Same.nick_md wrote:I'm happy to pay my TV licence, I think it's incredible value for money and I don't even watch much BBC content.
Funkstain wrote:But isn’t the problem (or at least the argument made by license defenders) that you cant’t really justify niche services, or providing a more universal service which covers more than any one particular person may want or need - which means we all end up paying for stuff we’d never use all of, which again sounds like I dunno the NHS or roads or other things taxes pay for?
I was greatly encouraged the other day hearing about Starmer’s plans to expand the NHS to cover prevention rather than “merely” cure, I’d happily pay more for that even though I think I’d probably not need it
Is it not comparable? Is “media content” mere entertainment, hardly comparable with society saving services?
Lord_Griff wrote:
LivDiv wrote:If it needs a tax then it needs to be more transparent about what that covers.
For a start the label 'TV license' is massively outdated.
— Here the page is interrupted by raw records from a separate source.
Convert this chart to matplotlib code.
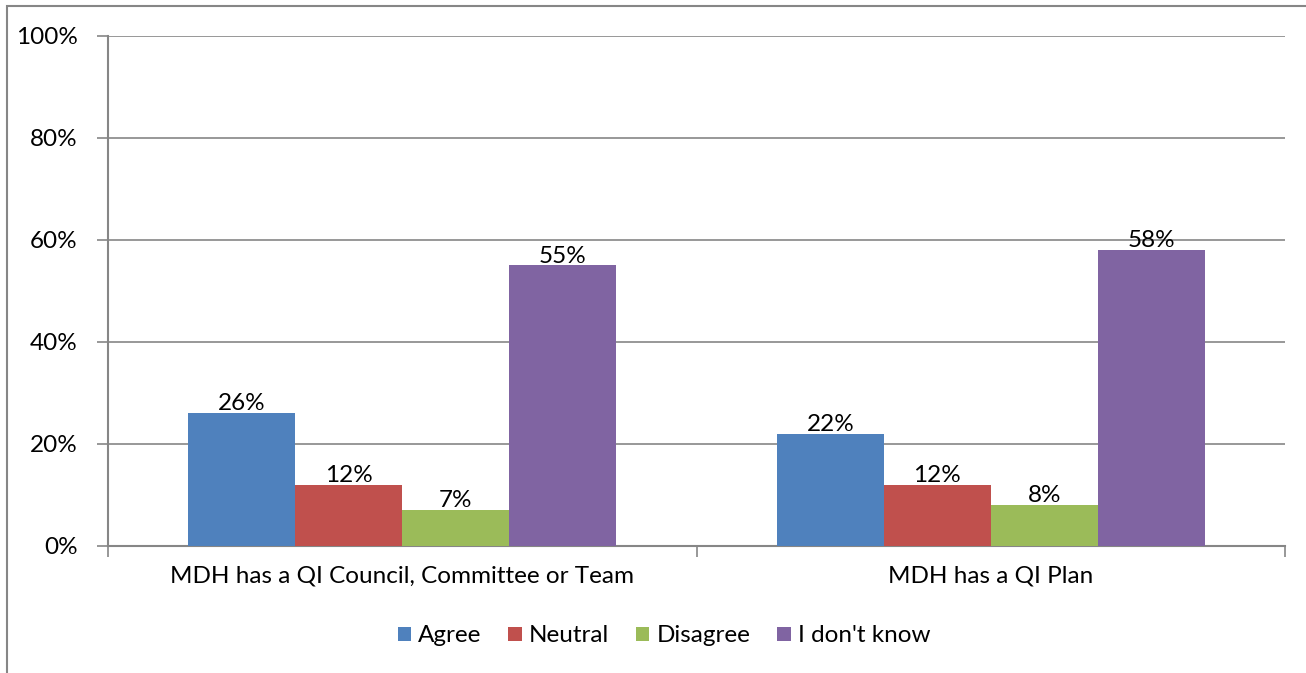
import numpy as np
import matplotlib
matplotlib.use("Agg")
import matplotlib.pyplot as plt
from matplotlib.patches import Rectangle, Patch

# ── data ──────────────────────────────────────────────────────────────────────
categories = ["MDH has a QI Council, Committee or Team", "MDH has a QI Plan"]
series = ["Agree", "Neutral", "Disagree", "I don't know"]
agree = [26, 22]
neutral = [12, 12]
disagree = [7, 8]
dont_know = [55, 58]
values = [agree, neutral, disagree, dont_know]
colors = ["#4F81BD", "#C0504D", "#9BBB59", "#8064A2"]

plt.rcParams["font.family"] = ["Lato", "DejaVu Sans"]
GRID = "#868686"
FS = 17.5

# ── figure ────────────────────────────────────────────────────────────────────
fig = plt.figure(figsize=(13.06, 6.73), dpi=100)
W, H = 1306, 673
ax = fig.add_axes([108 / W, 1 - 546 / H, (1285 - 108) / W, (546 - 36) / H])

# chart-area border (left and top visible)
fig.patches.append(Rectangle((7 / W, -0.1), 1.2, 1 - 6 / H + 0.1,
                             transform=fig.transFigure, fill=False,
                             edgecolor=GRID, linewidth=1.5))

x = np.arange(len(categories))
bw = 107 / 588.5
for i, (vals, col, name) in enumerate(zip(values, colors, series)):
    pos = x + (i - 1.5) * bw
    ax.bar(pos, vals, width=bw, color=col, label=name, zorder=3)
    for p, v in zip(pos, vals):
        ax.text(p, v - 0.2, f"{v}%", ha="center", va="bottom",
                fontsize=FS, color="black", zorder=4)

ax.set_xlim(-0.5, 1.5)
ax.set_ylim(0, 100)
ax.set_yticks(np.arange(0, 101, 20))
ax.set_yticklabels([f"{t}%" for t in range(0, 101, 20)], fontsize=FS)
ax.yaxis.grid(True, color=GRID, linewidth=1.2, zorder=0)

ax.set_xticks(x)
ax.set_xticklabels(categories, fontsize=FS)
ax.tick_params(axis="x", length=0, pad=14)
ax.set_xticks([-0.5, 0.5, 1.5], minor=True)
ax.tick_params(axis="x", which="minor", length=8, color=GRID, width=1.2)
ax.tick_params(axis="y", length=8, color=GRID, width=1.2, pad=14)

for s in ["top", "right"]:
    ax.spines[s].set_visible(False)
for s in ["left", "bottom"]:
    ax.spines[s].set_color(GRID)
    ax.spines[s].set_linewidth(1.5)

handles = [Patch(facecolor=c, label=n) for c, n in zip(colors, series)]
fig.legend(handles=handles, loc="center", bbox_to_anchor=(664 / W, 1 - 636 / H),
           ncol=4, frameon=False, fontsize=FS, handlelength=0.55,
           handleheight=0.55, handletextpad=0.3, columnspacing=1.1)

plt.savefig("out.png", dpi=100)
plt.close()
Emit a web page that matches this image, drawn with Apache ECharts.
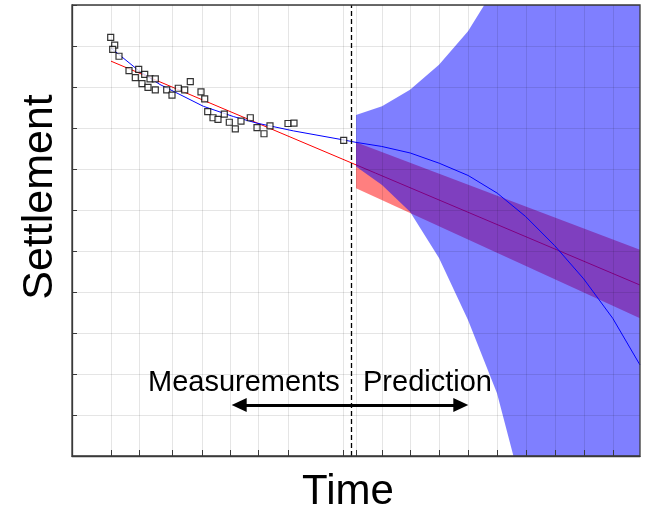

It should be a 'media license' if anything.
Secondly it seems grossly unfair that if the funding covers such a broad spectrum that consumers of one particular aspect should pay for it all.
It has to move away from that model because regardless of who is in government the number of people signing up is dwindling.
I would suggest a tax on mobile and broadband contracts.
Edit: There used to be a radio license. Then a combined radio and TV license. The radio eventually just became free for all. I think basic TV should probably be the same as it becomes mainly the reserve of older people.
Just like the radio made way for the TV as the primary outlet online services are taking over TV.
poprock wrote:Raise taxes, nationalise the BBC and fund it centrally. Enshrine the necessary level of funding in law, linked to inflation. Done.
LivDiv wrote:Totally agree on Starmer's preventative approach.
monkey wrote:The quality of the writing on their prestige dramas is usually laughably shit and ludicrous. That's the bit that really stands out for me on international comparisons. The low budgets and the rest are excusable. But the writing is unforgivably bad.
Dorries wrote:We still want to produce high quality British programmes – none of us wants endless American dross on our screens.
poprock wrote:My taxes pay for plenty of things I don’t personally use. I’m okay with that.